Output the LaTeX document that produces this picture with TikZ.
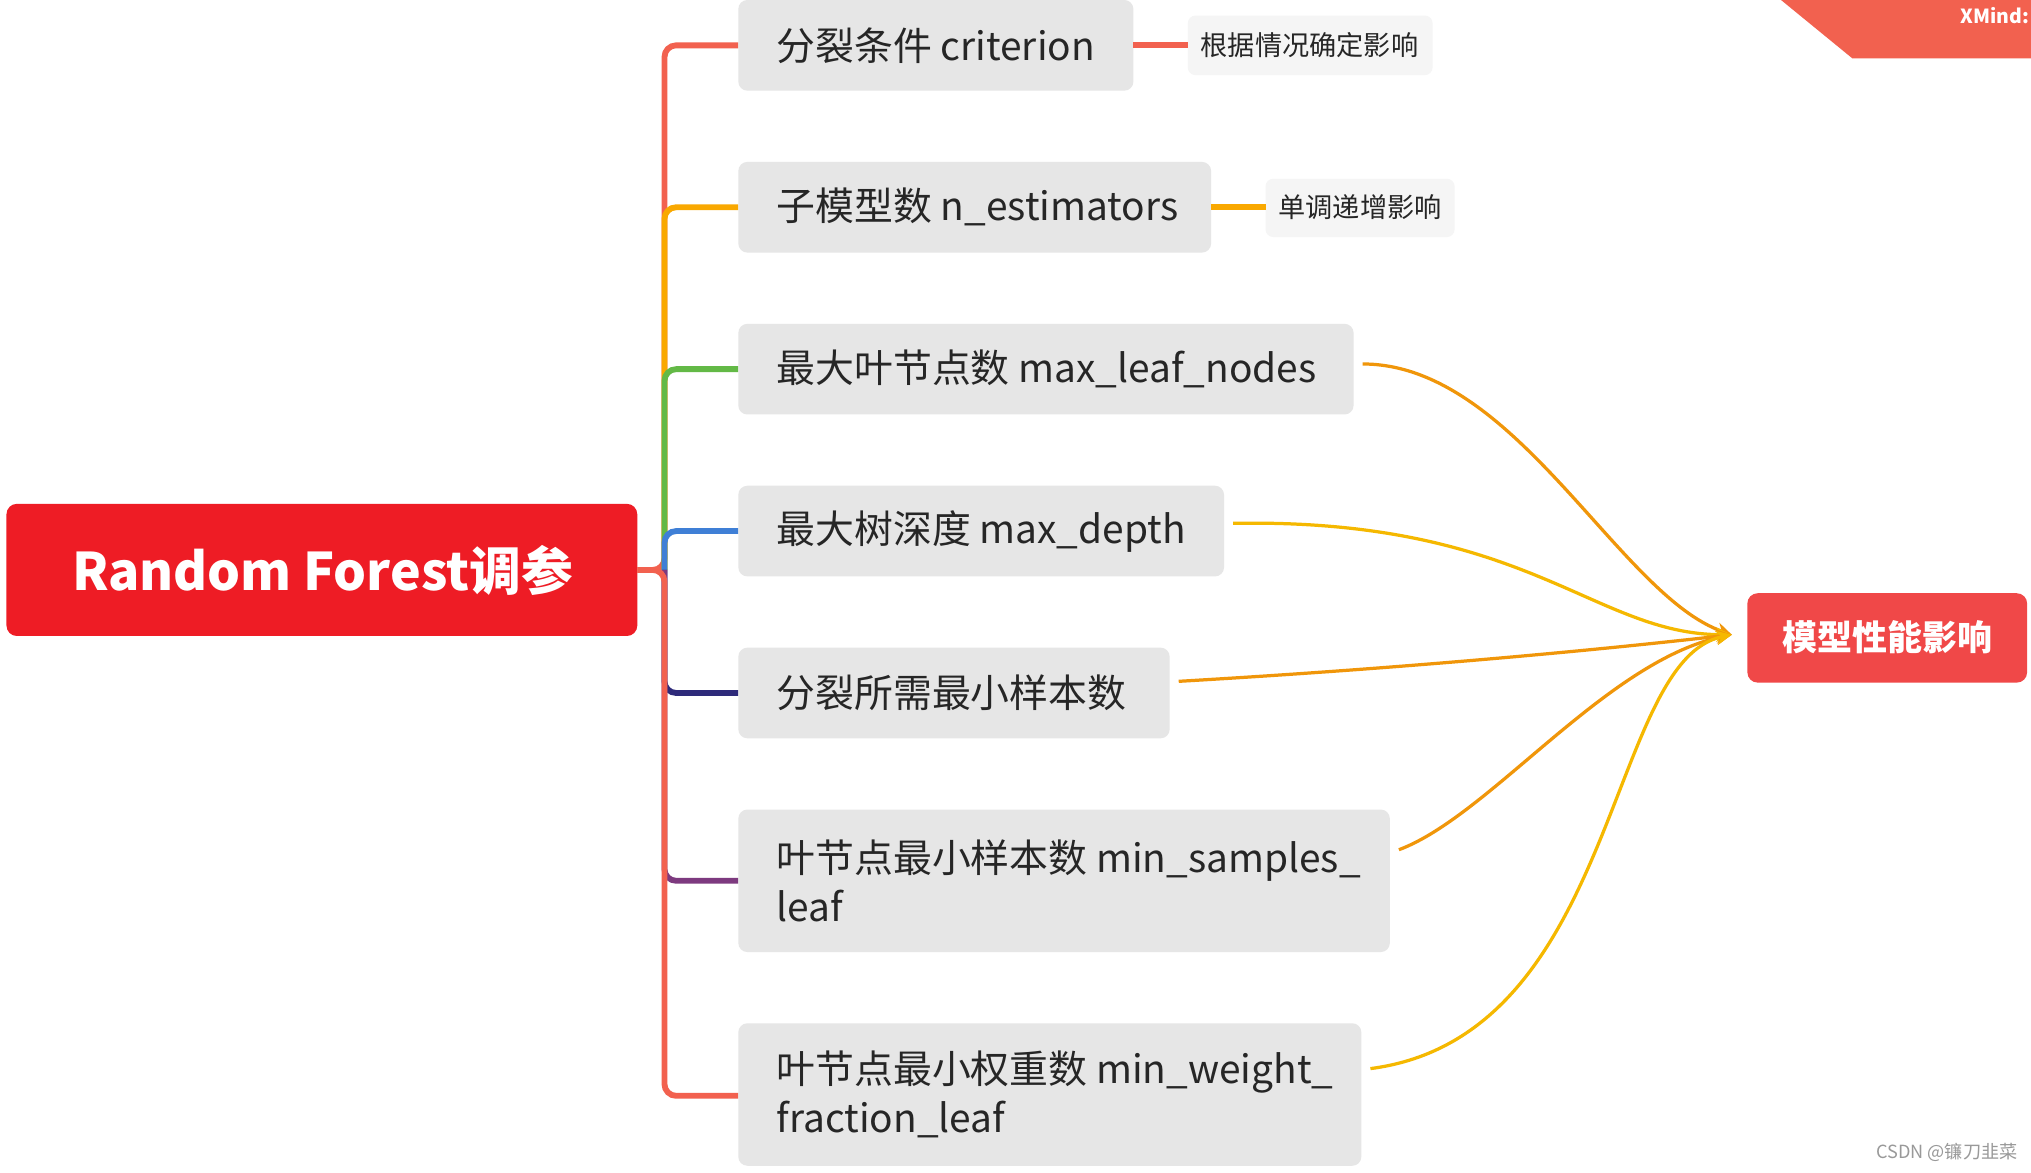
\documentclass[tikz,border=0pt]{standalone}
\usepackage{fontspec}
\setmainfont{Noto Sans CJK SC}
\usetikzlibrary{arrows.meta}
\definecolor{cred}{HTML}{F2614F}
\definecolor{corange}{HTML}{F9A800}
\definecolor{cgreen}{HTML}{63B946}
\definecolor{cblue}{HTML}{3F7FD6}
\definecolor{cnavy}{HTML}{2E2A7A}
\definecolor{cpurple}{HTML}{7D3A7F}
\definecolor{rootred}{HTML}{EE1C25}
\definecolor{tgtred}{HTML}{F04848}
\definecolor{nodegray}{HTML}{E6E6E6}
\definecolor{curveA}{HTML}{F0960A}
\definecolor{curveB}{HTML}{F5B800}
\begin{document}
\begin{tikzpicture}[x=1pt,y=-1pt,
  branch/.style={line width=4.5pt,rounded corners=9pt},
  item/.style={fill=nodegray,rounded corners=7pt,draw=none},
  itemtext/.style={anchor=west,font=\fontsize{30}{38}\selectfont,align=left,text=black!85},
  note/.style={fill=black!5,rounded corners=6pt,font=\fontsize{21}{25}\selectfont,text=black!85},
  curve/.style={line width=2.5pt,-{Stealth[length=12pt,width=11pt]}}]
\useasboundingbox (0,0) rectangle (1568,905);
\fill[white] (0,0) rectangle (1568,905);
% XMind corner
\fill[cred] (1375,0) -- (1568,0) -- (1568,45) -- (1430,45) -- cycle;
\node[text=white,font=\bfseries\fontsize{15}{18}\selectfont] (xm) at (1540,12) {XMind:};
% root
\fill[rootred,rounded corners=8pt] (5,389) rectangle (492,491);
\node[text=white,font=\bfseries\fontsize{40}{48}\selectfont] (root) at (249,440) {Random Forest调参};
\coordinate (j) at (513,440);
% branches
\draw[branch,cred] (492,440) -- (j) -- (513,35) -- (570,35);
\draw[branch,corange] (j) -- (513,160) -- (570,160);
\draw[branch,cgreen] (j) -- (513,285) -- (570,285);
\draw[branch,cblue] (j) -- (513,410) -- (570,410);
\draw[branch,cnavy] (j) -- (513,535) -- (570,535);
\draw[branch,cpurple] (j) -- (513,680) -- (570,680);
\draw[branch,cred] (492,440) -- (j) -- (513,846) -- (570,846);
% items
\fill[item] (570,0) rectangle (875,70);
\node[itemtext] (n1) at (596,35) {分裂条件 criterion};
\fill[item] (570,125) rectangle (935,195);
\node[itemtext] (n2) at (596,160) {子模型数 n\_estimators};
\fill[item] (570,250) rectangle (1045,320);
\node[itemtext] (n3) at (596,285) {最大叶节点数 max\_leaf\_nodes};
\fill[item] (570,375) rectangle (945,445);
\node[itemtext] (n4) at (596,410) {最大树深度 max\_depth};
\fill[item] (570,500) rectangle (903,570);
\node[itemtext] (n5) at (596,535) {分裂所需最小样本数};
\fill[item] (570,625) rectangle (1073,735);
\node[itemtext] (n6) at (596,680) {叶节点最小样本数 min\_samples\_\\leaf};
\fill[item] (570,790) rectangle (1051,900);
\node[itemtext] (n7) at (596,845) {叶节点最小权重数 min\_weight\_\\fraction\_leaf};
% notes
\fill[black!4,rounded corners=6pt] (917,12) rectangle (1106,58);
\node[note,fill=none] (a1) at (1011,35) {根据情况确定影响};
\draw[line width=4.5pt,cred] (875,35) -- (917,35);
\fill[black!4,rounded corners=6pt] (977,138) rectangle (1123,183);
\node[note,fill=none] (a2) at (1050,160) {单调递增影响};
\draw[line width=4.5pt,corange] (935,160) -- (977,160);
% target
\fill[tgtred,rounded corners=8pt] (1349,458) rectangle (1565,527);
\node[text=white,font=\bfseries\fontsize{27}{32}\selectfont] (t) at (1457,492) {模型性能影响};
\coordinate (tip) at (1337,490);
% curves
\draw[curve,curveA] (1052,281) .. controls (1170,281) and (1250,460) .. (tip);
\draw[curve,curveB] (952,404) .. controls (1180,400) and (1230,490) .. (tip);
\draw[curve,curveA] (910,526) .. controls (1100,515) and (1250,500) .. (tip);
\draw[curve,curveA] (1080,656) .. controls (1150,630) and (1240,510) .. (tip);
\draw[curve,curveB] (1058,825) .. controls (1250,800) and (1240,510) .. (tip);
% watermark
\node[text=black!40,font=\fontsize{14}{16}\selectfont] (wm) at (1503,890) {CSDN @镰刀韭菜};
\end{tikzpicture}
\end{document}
◆ ◆ ◆ ◆ ◆
▶ [Task details] Write the material out again exactly as it appears, dropping the pictures.

▶ [Result of the task]
Output the LaTeX document that produces this picture with TikZ.
\documentclass[tikz,border=0pt]{standalone}
\usepackage{fontspec}
\setmainfont{Noto Sans CJK SC}
\usetikzlibrary{arrows.meta}
\definecolor{cred}{HTML}{F2614F}
\definecolor{corange}{HTML}{F9A800}
\definecolor{cgreen}{HTML}{63B946}
\definecolor{cblue}{HTML}{3F7FD6}
\definecolor{cnavy}{HTML}{2E2A7A}
\definecolor{cpurple}{HTML}{7D3A7F}
\definecolor{rootred}{HTML}{EE1C25}
\definecolor{tgtred}{HTML}{F04848}
\definecolor{nodegray}{HTML}{E6E6E6}
\definecolor{curveA}{HTML}{F0960A}
\definecolor{curveB}{HTML}{F5B800}
\begin{document}
\begin{tikzpicture}[x=1pt,y=-1pt,
  branch/.style={line width=4.5pt,rounded corners=9pt},
  item/.style={fill=nodegray,rounded corners=7pt,draw=none},
  itemtext/.style={anchor=west,font=\fontsize{30}{38}\selectfont,align=left,text=black!85},
  note/.style={fill=black!5,rounded corners=6pt,font=\fontsize{21}{25}\selectfont,text=black!85},
  curve/.style={line width=2.5pt,-{Stealth[length=12pt,width=11pt]}}]
\useasboundingbox (0,0) rectangle (1568,905);
\fill[white] (0,0) rectangle (1568,905);
% XMind corner
\fill[cred] (1375,0) -- (1568,0) -- (1568,45) -- (1430,45) -- cycle;
\node[text=white,font=\bfseries\fontsize{15}{18}\selectfont] (xm) at (1540,12) {XMind:};
% root
\fill[rootred,rounded corners=8pt] (5,389) rectangle (492,491);
\node[text=white,font=\bfseries\fontsize{40}{48}\selectfont] (root) at (249,440) {Random Forest调参};
\coordinate (j) at (513,440);
% branches
\draw[branch,cred] (492,440) -- (j) -- (513,35) -- (570,35);
\draw[branch,corange] (j) -- (513,160) -- (570,160);
\draw[branch,cgreen] (j) -- (513,285) -- (570,285);
\draw[branch,cblue] (j) -- (513,410) -- (570,410);
\draw[branch,cnavy] (j) -- (513,535) -- (570,535);
\draw[branch,cpurple] (j) -- (513,680) -- (570,680);
\draw[branch,cred] (492,440) -- (j) -- (513,846) -- (570,846);
% items
\fill[item] (570,0) rectangle (875,70);
\node[itemtext] (n1) at (596,35) {分裂条件 criterion};
\fill[item] (570,125) rectangle (935,195);
\node[itemtext] (n2) at (596,160) {子模型数 n\_estimators};
\fill[item] (570,250) rectangle (1045,320);
\node[itemtext] (n3) at (596,285) {最大叶节点数 max\_leaf\_nodes};
\fill[item] (570,375) rectangle (945,445);
\node[itemtext] (n4) at (596,410) {最大树深度 max\_depth};
\fill[item] (570,500) rectangle (903,570);
\node[itemtext] (n5) at (596,535) {分裂所需最小样本数};
\fill[item] (570,625) rectangle (1073,735);
\node[itemtext] (n6) at (596,680) {叶节点最小样本数 min\_samples\_\\leaf};
\fill[item] (570,790) rectangle (1051,900);
\node[itemtext] (n7) at (596,845) {叶节点最小权重数 min\_weight\_\\fraction\_leaf};
% notes
\fill[black!4,rounded corners=6pt] (917,12) rectangle (1106,58);
\node[note,fill=none] (a1) at (1011,35) {根据情况确定影响};
\draw[line width=4.5pt,cred] (875,35) -- (917,35);
\fill[black!4,rounded corners=6pt] (977,138) rectangle (1123,183);
\node[note,fill=none] (a2) at (1050,160) {单调递增影响};
\draw[line width=4.5pt,corange] (935,160) -- (977,160);
% target
\fill[tgtred,rounded corners=8pt] (1349,458) rectangle (1565,527);
\node[text=white,font=\bfseries\fontsize{27}{32}\selectfont] (t) at (1457,492) {模型性能影响};
\coordinate (tip) at (1337,490);
% curves
\draw[curve,curveA] (1052,281) .. controls (1170,281) and (1250,460) .. (tip);
\draw[curve,curveB] (952,404) .. controls (1180,400) and (1230,490) .. (tip);
\draw[curve,curveA] (910,526) .. controls (1100,515) and (1250,500) .. (tip);
\draw[curve,curveA] (1080,656) .. controls (1150,630) and (1240,510) .. (tip);
\draw[curve,curveB] (1058,825) .. controls (1250,800) and (1240,510) .. (tip);
% watermark
\node[text=black!40,font=\fontsize{14}{16}\selectfont] (wm) at (1503,890) {CSDN @镰刀韭菜};
\end{tikzpicture}
\end{document}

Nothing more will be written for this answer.